The Terrell Owens Hall of Fame fallout continues, nearly two weeks after he was snubbed.
Owens appeared Thursday on WFAN with Mike Francesa to continue the discussion regarding the decision to keep Owens out of Canton for a second straight year. And Owens continued his assault on the selection process.
“Would it be a nice thing? Yes,” Owens said. “But I feel at this point, it’s been purely based on personal feelings, emotions that are being involved. . . . At this point, the Hall of Fame doesn’t mean anything to me.”
Apparently, it means something, because Owens already has had a tailor produce the primary piece of clothing that goes with getting into the Hall of Fame.
“I can get a gold jacket made, which I have already done, that means much more to me than something that they can give me because, again, the system is flawed,” Owens said.
During the interview, Francesa pointed out that three of T.O.’s coaches — Andy Reid of the Eagles, Bill Parcells of the Cowboys, and Steve Mariucci of the 49ers — said Owens belongs in the Hall of Fame. Owens embraced Reid’s comments, took issue with Parcells’ contention that Owens wasn’t always reliable, and claimed that Mariucci has “gone behind my back and talked to these reporters” about keeping Owens out.

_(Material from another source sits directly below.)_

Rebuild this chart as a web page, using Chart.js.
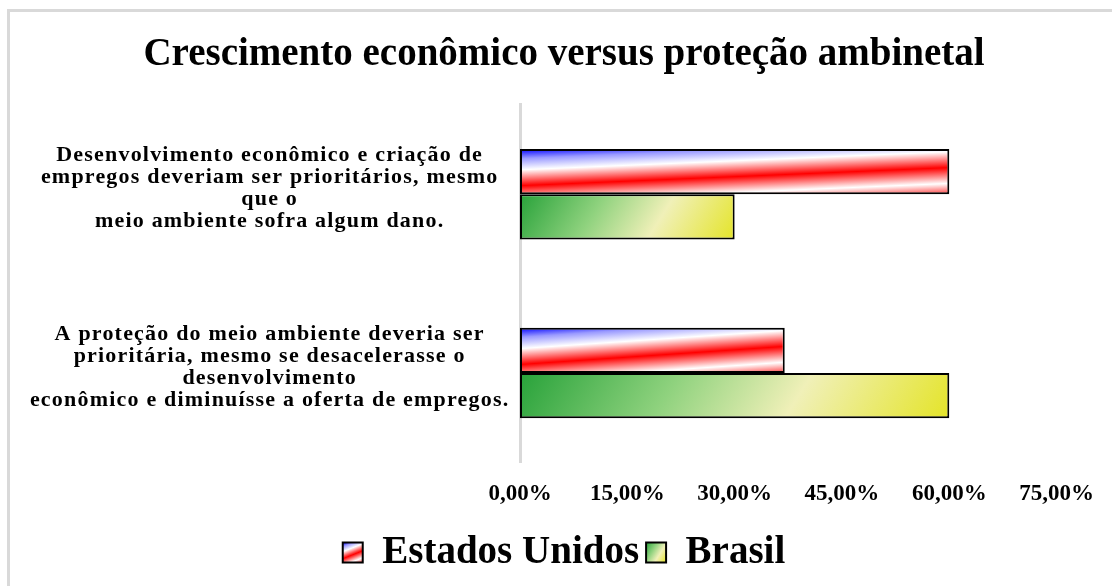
<!DOCTYPE html>
<html>
<head>
<meta charset="utf-8">
<script src="https://cdn.jsdelivr.net/npm/chart.js@4/dist/chart.umd.min.js"></script>
<style>
  html, body { margin: 0; padding: 0; background: #fff; overflow: hidden; }
  #box { position: relative; width: 1112px; height: 586px; }
</style>
</head>
<body>
<div id="box"><canvas id="c"></canvas></div>
<script>
// ---- data ----
const categories = [
  ["Desenvolvimento econômico e criação de", "empregos deveriam ser prioritários, mesmo", "que o", "meio ambiente sofra algum dano."],
  ["A proteção do meio ambiente deveria ser", "prioritária, mesmo se desacelerasse o", "desenvolvimento", "econômico e diminuísse a oferta de empregos."]
];
const seriesNames = ["Estados Unidos", "Brasil"];
const estadosUnidos = [60, 37];
const brasil = [30, 60];
const tickValues = [0, 15, 30, 45, 60, 75];
const tickLabels = ["0,00%", "15,00%", "30,00%", "45,00%", "60,00%", "75,00%"];
const titleText = "Crescimento econômico versus proteção ambinetal";

// ---- fills ----
function usFill(ctx, x, y, w, h) {
  const nx = 0.4 / w / 1.4, ny = 1 / h / 1.4;
  const n2 = nx * nx + ny * ny;
  const g = ctx.createLinearGradient(x, y, x + nx / n2, y + ny / n2);
  g.addColorStop(0, "#0000ff");
  g.addColorStop(0.15, "#9a9aff");
  g.addColorStop(0.33, "#ffffff");
  g.addColorStop(0.58, "#ff0000");
  g.addColorStop(0.83, "#ffffff");
  g.addColorStop(1, "#ff4040");
  return g;
}
function brFill(ctx, x, y, w, h) {
  const c = Math.cos(32 * Math.PI / 180), s = Math.sin(32 * Math.PI / 180);
  const L = w * c + h * s;
  const g = ctx.createLinearGradient(x, y, x + c * L, y + s * L);
  g.addColorStop(0, "#28a23a");
  g.addColorStop(0.35, "#8fd27e");
  g.addColorStop(0.64, "#f0f0b8");
  g.addColorStop(1, "#e4e428");
  return g;
}
const fills = [usFill, brFill];

const fillPlugin = {
  id: "fillPlugin",
  beforeDatasetsDraw(chart) {
    const ctx = chart.ctx;
    chart.data.datasets.forEach((ds, di) => {
      const meta = chart.getDatasetMeta(di);
      meta.data.forEach(el => {
        const p = el.getProps(["x", "y", "base", "height"], true);
        const left = Math.min(p.base, p.x), right = Math.max(p.base, p.x);
        const top = p.y - p.height / 2;
        const g = fills[di](ctx, left, top, right - left, p.height);
        el.options = Object.assign({}, el.options, { backgroundColor: g });
      });
    });
  },
  beforeDraw(chart) {
    const ctx = chart.ctx;
    ctx.save();
    ctx.strokeStyle = "#d9d9d9";
    ctx.lineWidth = 3;
    ctx.beginPath();
    ctx.moveTo(8.5, chart.height + 5);
    ctx.lineTo(8.5, 10.5);
    ctx.lineTo(chart.width + 5, 10.5);
    ctx.stroke();
    ctx.restore();
    const lg = chart.legend;
    if (!lg || !lg.legendItems) return;
    const bw = lg.options.labels.boxWidth, bh = lg.options.labels.boxHeight;
    lg.legendItems.forEach((it, i) => {
      const hb = lg.legendHitBoxes[i];
      if (!hb) return;
      const top = hb.top + (hb.height - bh) / 2;
      it.fillStyle = fills[i](chart.ctx, hb.left, top, bw, bh);
    });
  }
};

const serif = "'Liberation Serif', 'Times New Roman', serif";

new Chart(document.getElementById("c"), {
  type: "bar",
  data: {
    labels: categories,
    datasets: [
      { label: seriesNames[0], data: estadosUnidos, backgroundColor: "#ff4040", borderColor: "#000", borderWidth: 2, borderSkipped: false },
      { label: seriesNames[1], data: brasil, backgroundColor: "#9fd27e", borderColor: "#000", borderWidth: 2, borderSkipped: false }
    ]
  },
  options: {
    indexAxis: "y",
    responsive: true,
    maintainAspectRatio: false,
    animation: false,
    layout: { padding: { left: 45, right: 29, top: 21, bottom: 4 } },
    datasets: { bar: { categoryPercentage: 0.506, barPercentage: 1 } },
    scales: {
      x: {
        min: 0, max: 75,
        afterBuildTicks(scale) { scale.ticks = tickValues.map(v => ({ value: v })); },
        ticks: {
          callback(v) { const i = tickValues.indexOf(v); return i >= 0 ? tickLabels[i] : ""; },
          color: "#000",
          font: { family: serif, size: 23, weight: "bold" },
          padding: 18,
          maxRotation: 0
        },
        grid: { display: false, drawTicks: false },
        border: { display: false }
      },
      y: {
        afterFit(scale) {
          scale.width = 475;
          if (!scale._lsWrapped) {
            scale._computeLabelArea = function () { return undefined; };
            const orig = scale.drawLabels;
            scale.drawLabels = function (area) {
              const c = this.ctx;
              c.save();
              c.letterSpacing = "1.2px";
              c.translate(0, -6);
              orig.call(this, area);
              c.restore();
            };
            scale._lsWrapped = true;
          }
        },
        ticks: {
          color: "#000",
          crossAlign: "center",
          font: { family: serif, size: 22, weight: "bold", lineHeight: 1.0 },
          padding: 37
        },
        grid: { display: false, drawTicks: false },
        border: { display: true, color: "#d9d9d9", width: 3 }
      }
    },
    plugins: {
      title: {
        display: true,
        text: titleText,
        color: "#000",
        font: { family: serif, size: 39, weight: "bold" },
        padding: { top: 11, bottom: 26 }
      },
      legend: {
        position: "bottom",
        labels: {
          color: "#000",
          font: { family: serif, size: 39, weight: "bold" },
          boxWidth: 20,
          boxHeight: 20,
          padding: 7
        }
      },
      tooltip: { enabled: false }
    }
  },
  plugins: [fillPlugin]
});
</script>
</body>
</html>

Owens said he’s irked not because he didn’t make it, but because his character has been impugned in order to justify excluding him.
“From Day One when I stepped into the National Football League, trust me, I know how to be respectful,” Owens said. “I’m not insubordinate. Am I a guy that basically had disagreements and arguments with coaches or players or what have you? What players haven’t? I’m not the first one, and I’m probably not gonna be the last one.”

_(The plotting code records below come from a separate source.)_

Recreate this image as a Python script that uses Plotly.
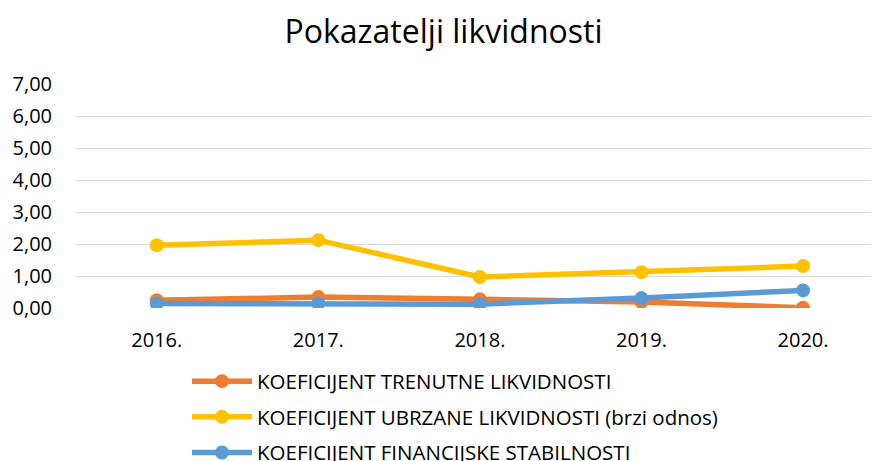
import plotly.graph_objects as go

years = ['2016.', '2017.', '2018.', '2019.', '2020.']
trenutna = [0.24, 0.34, 0.27, 0.19, 0.01]
ubrzana = [1.96, 2.12, 0.97, 1.12, 1.31]
stabilnost = [0.14, 0.14, 0.12, 0.31, 0.55]

SERIES = [
    ('KOEFICIJENT TRENUTNE LIKVIDNOSTI', trenutna, '#ED7D31'),
    ('KOEFICIJENT UBRZANE LIKVIDNOSTI (brzi odnos)', ubrzana, '#FFC000'),
    ('KOEFICIJENT FINANCIJSKE STABILNOSTI', stabilnost, '#5B9BD5'),
]

FONT = 'Open Sans'

fig = go.Figure()
for name, values, color in SERIES:
    fig.add_trace(go.Scatter(
        x=years,
        y=values,
        mode='lines+markers',
        name=name,
        legendgroup=name,
        line=dict(color=color, width=5.5),
        marker=dict(color=color, size=14),
    ))

fig.update_xaxes(range=[-0.5, 4.47], showgrid=False, showline=False,
                 ticks='', ticklabelstandoff=18,
                 tickfont=dict(size=20, color='#000000'))
fig.update_yaxes(range=[0, 7], dtick=1, tickformat='.2f',
                 gridcolor='#D9D9D9', gridwidth=1, zeroline=False,
                 showline=False, ticks='', ticklabelstandoff=23,
                 tickfont=dict(size=20, color='#000000'))
# page body has an 8px margin, so the figure is sized to fit the window
fig.update_layout(
    title=dict(text='Pokazatelji likvidnosti', x=0.5, xanchor='center',
               y=0.947, yanchor='middle',
               font=dict(size=32, color='#000000', family=FONT)),
    font=dict(family=FONT),
    separators=',.',
    width=871, height=453,
    margin=dict(l=68, r=0, t=76, b=153, autoexpand=False),
    plot_bgcolor='white', paper_bgcolor='white',
    legend=dict(xref='container', yref='container', x=0.2055, y=0.22,
                xanchor='left', yanchor='top', orientation='v',
                font=dict(size=20.5, color='#000000'),
                itemwidth=60, tracegroupgap=6, bgcolor='rgba(0,0,0,0)'),
)

fig.write_html('out.html')
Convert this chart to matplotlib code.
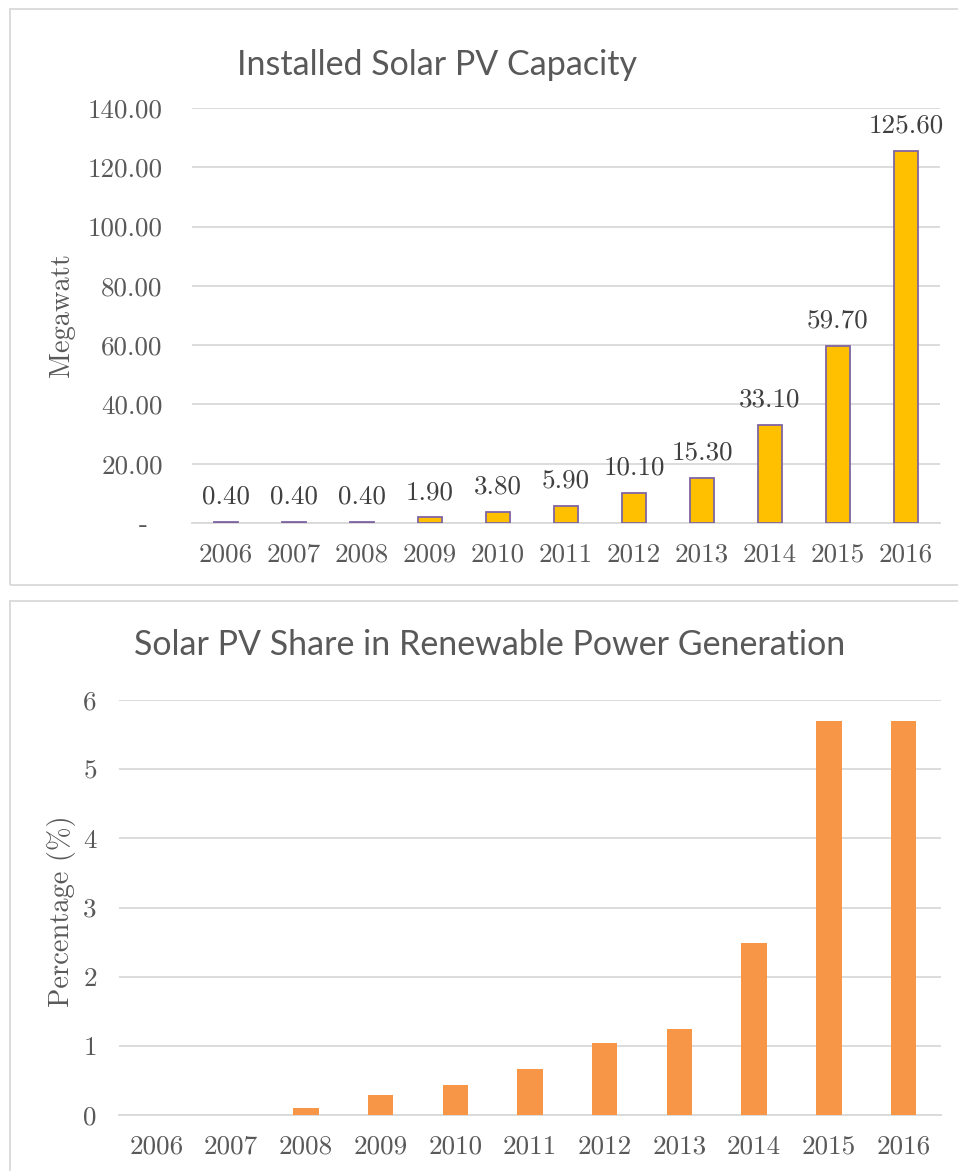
import matplotlib
matplotlib.use('Agg')
import matplotlib.pyplot as plt
import matplotlib.patches as patches
from matplotlib.transforms import ScaledTranslation

# data
years = ['2006', '2007', '2008', '2009', '2010', '2011', '2012', '2013', '2014', '2015', '2016']
capacity_mw = [0.40, 0.40, 0.40, 1.90, 3.80, 5.90, 10.10, 15.30, 33.10, 59.70, 125.60]
share_pct = [0.0, 0.0, 0.10, 0.29, 0.43, 0.67, 1.04, 1.24, 2.49, 5.69, 5.69]

cap_ticks = [0, 20, 40, 60, 80, 100, 120, 140]
cap_ticklabels = ['-', '20.00', '40.00', '60.00', '80.00', '100.00', '120.00', '140.00']
share_ticks = [0, 1, 2, 3, 4, 5, 6]
share_ticklabels = ['0', '1', '2', '3', '4', '5', '6']

W, H = 958, 1171
serif = ['cmr10', 'DejaVu Serif']
sans = ['Lato', 'DejaVu Sans']
txt = '#595959'
grid = '#D9D9D9'
fs = 19.5

fig = plt.figure(figsize=(W / 100, H / 100), dpi=100)


def frac(x0, y_top, x1, y_bot):
    # pixel box (y down) -> figure fraction [l, b, w, h]
    return [x0 / W, 1 - y_bot / H, (x1 - x0) / W, (y_bot - y_top) / H]


def style_axes(ax, ticks, labels, ylim, ypad):
    ax.set_xlim(-0.5, len(years) - 0.5)
    ax.set_ylim(*ylim)
    ax.set_yticks(ticks)
    ax.set_yticklabels(labels, fontfamily=serif, fontsize=fs, color=txt)
    ax.set_xticks(range(len(years)))
    ax.set_xticklabels(years, fontfamily=serif, fontsize=fs, color=txt)
    ax.tick_params(axis='y', length=0, pad=ypad)
    ax.tick_params(axis='x', length=0, pad=14)
    ax.yaxis.grid(True, color=grid, lw=1.3)
    ax.set_axisbelow(True)
    for s in ['top', 'right', 'left']:
        ax.spines[s].set_visible(False)
    ax.spines['bottom'].set_color(grid)
    ax.spines['bottom'].set_linewidth(1.3)


# chart borders
for y_top, y_bot in [(9, 584.5), (601, 1200)]:
    l, b, w, h = frac(9.5, y_top, 1000, y_bot)
    fig.patches.append(patches.Rectangle((l, b), w, h, transform=fig.transFigure,
                                         fill=False, edgecolor=grid, lw=1.3))

# top chart: installed capacity
ax1 = fig.add_axes(frac(192, 108, 940, 523))
ax1.bar(range(len(years)), capacity_mw, width=0.34, color='#FFC000',
        edgecolor='#8064A2', linewidth=1.3, zorder=3)
style_axes(ax1, cap_ticks, cap_ticklabels, (0, 140), 21)
# shift the "-" zero label left like Excel accounting format
zero_lab = ax1.yaxis.get_major_ticks()[0].label1
zero_lab.set_transform(zero_lab.get_transform() + ScaledTranslation(-0.15, 0, fig.dpi_scale_trans))
for i, v in enumerate(capacity_mw):
    ax1.annotate('%.2f' % v, (i, v), xytext=(0, 18), textcoords='offset points',
                 ha='center', va='center', fontfamily=serif, fontsize=fs, color='#404040')
fig.text(437 / W, 1 - 65 / H, 'Installed Solar PV Capacity', ha='center', va='center',
         fontfamily=sans, fontsize=24.5, color=txt)
fig.text(62 / W, 1 - 315 / H, 'Megawatt', ha='center', va='center', rotation=90,
         fontfamily=serif, fontsize=20.5, color=txt)

# bottom chart: share in renewable generation
ax2 = fig.add_axes(frac(119, 700, 941, 1115))
ax2.bar(range(len(years)), share_pct, width=0.34, color='#F79646', zorder=3)
style_axes(ax2, share_ticks, share_ticklabels, (0, 6), 16)
fig.text(489.5 / W, 1 - 645 / H, 'Solar PV Share in Renewable Power Generation',
         ha='center', va='center', fontfamily=sans, fontsize=24.5, color=txt)
fig.text(62 / W, 1 - 911 / H, 'Percentage (%)', ha='center', va='center', rotation=90,
         fontfamily=serif, fontsize=20.5, color=txt)

fig.savefig('out.png', dpi=100)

Owens is right, and the heart of the problem remains that the selection process now supplements undeniable on-field performance with potentially vague and incomplete information regarding events happening from the sideline to the parking lot. Plenty of other guys have gotten in without those issues being fully considered; moving forward, the selection committee will now be expected to apply that same standard to other players with rumored or actual misconduct on the practice field and/or in the locker room.